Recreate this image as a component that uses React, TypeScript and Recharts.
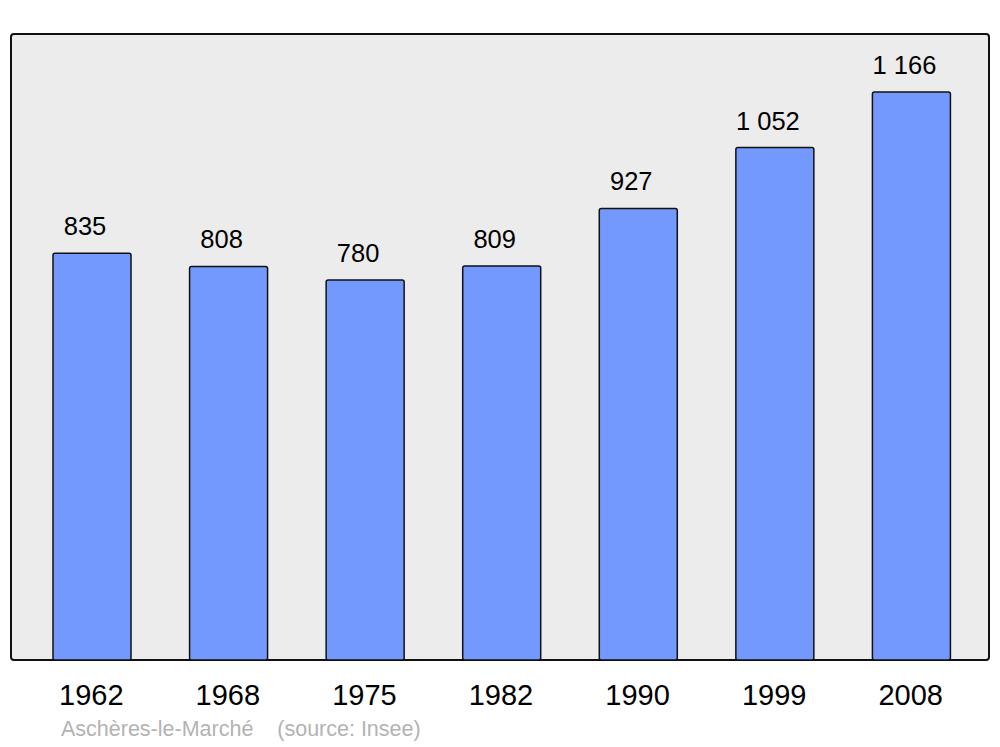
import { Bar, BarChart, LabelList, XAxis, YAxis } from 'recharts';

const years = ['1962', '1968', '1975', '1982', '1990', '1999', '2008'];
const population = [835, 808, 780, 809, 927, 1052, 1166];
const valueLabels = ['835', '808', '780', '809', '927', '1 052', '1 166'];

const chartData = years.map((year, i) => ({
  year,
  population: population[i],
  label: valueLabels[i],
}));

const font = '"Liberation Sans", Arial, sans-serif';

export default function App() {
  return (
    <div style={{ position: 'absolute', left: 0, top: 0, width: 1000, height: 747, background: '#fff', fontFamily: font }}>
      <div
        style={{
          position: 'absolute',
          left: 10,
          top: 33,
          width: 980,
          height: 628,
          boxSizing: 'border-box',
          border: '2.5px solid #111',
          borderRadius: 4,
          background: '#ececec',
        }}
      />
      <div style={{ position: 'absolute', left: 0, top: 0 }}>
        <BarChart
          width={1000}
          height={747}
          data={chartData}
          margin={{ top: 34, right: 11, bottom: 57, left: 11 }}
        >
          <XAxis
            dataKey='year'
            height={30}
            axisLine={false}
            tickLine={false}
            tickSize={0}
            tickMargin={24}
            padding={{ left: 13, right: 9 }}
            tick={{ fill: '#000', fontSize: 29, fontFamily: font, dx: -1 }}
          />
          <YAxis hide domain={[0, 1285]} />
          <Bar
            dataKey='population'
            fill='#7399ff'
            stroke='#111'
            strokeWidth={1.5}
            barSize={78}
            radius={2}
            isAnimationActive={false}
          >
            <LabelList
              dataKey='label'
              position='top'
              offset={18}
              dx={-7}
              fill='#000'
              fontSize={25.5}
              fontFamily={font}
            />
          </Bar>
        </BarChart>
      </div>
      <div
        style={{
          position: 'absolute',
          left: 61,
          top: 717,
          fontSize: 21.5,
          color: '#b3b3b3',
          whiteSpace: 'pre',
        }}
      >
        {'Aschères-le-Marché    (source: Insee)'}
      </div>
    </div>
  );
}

-------------------------

**Requirements**: Go through the listing above and quote it exactly, apart from its images.

**Answer to the exercise**:
Recreate this image as a component that uses React, TypeScript and Recharts.
import { Bar, BarChart, LabelList, XAxis, YAxis } from 'recharts';

const years = ['1962', '1968', '1975', '1982', '1990', '1999', '2008'];
const population = [835, 808, 780, 809, 927, 1052, 1166];
const valueLabels = ['835', '808', '780', '809', '927', '1 052', '1 166'];

const chartData = years.map((year, i) => ({
  year,
  population: population[i],
  label: valueLabels[i],
}));

const font = '"Liberation Sans", Arial, sans-serif';

export default function App() {
  return (
    <div style={{ position: 'absolute', left: 0, top: 0, width: 1000, height: 747, background: '#fff', fontFamily: font }}>
      <div
        style={{
          position: 'absolute',
          left: 10,
          top: 33,
          width: 980,
          height: 628,
          boxSizing: 'border-box',
          border: '2.5px solid #111',
          borderRadius: 4,
          background: '#ececec',
        }}
      />
      <div style={{ position: 'absolute', left: 0, top: 0 }}>
        <BarChart
          width={1000}
          height={747}
          data={chartData}
          margin={{ top: 34, right: 11, bottom: 57, left: 11 }}
        >
          <XAxis
            dataKey='year'
            height={30}
            axisLine={false}
            tickLine={false}
            tickSize={0}
            tickMargin={24}
            padding={{ left: 13, right: 9 }}
            tick={{ fill: '#000', fontSize: 29, fontFamily: font, dx: -1 }}
          />
          <YAxis hide domain={[0, 1285]} />
          <Bar
            dataKey='population'
            fill='#7399ff'
            stroke='#111'
            strokeWidth={1.5}
            barSize={78}
            radius={2}
            isAnimationActive={false}
          >
            <LabelList
              dataKey='label'
              position='top'
              offset={18}
              dx={-7}
              fill='#000'
              fontSize={25.5}
              fontFamily={font}
            />
          </Bar>
        </BarChart>
      </div>
      <div
        style={{
          position: 'absolute',
          left: 61,
          top: 717,
          fontSize: 21.5,
          color: '#b3b3b3',
          whiteSpace: 'pre',
        }}
      >
        {'Aschères-le-Marché    (source: Insee)'}
      </div>
    </div>
  );
}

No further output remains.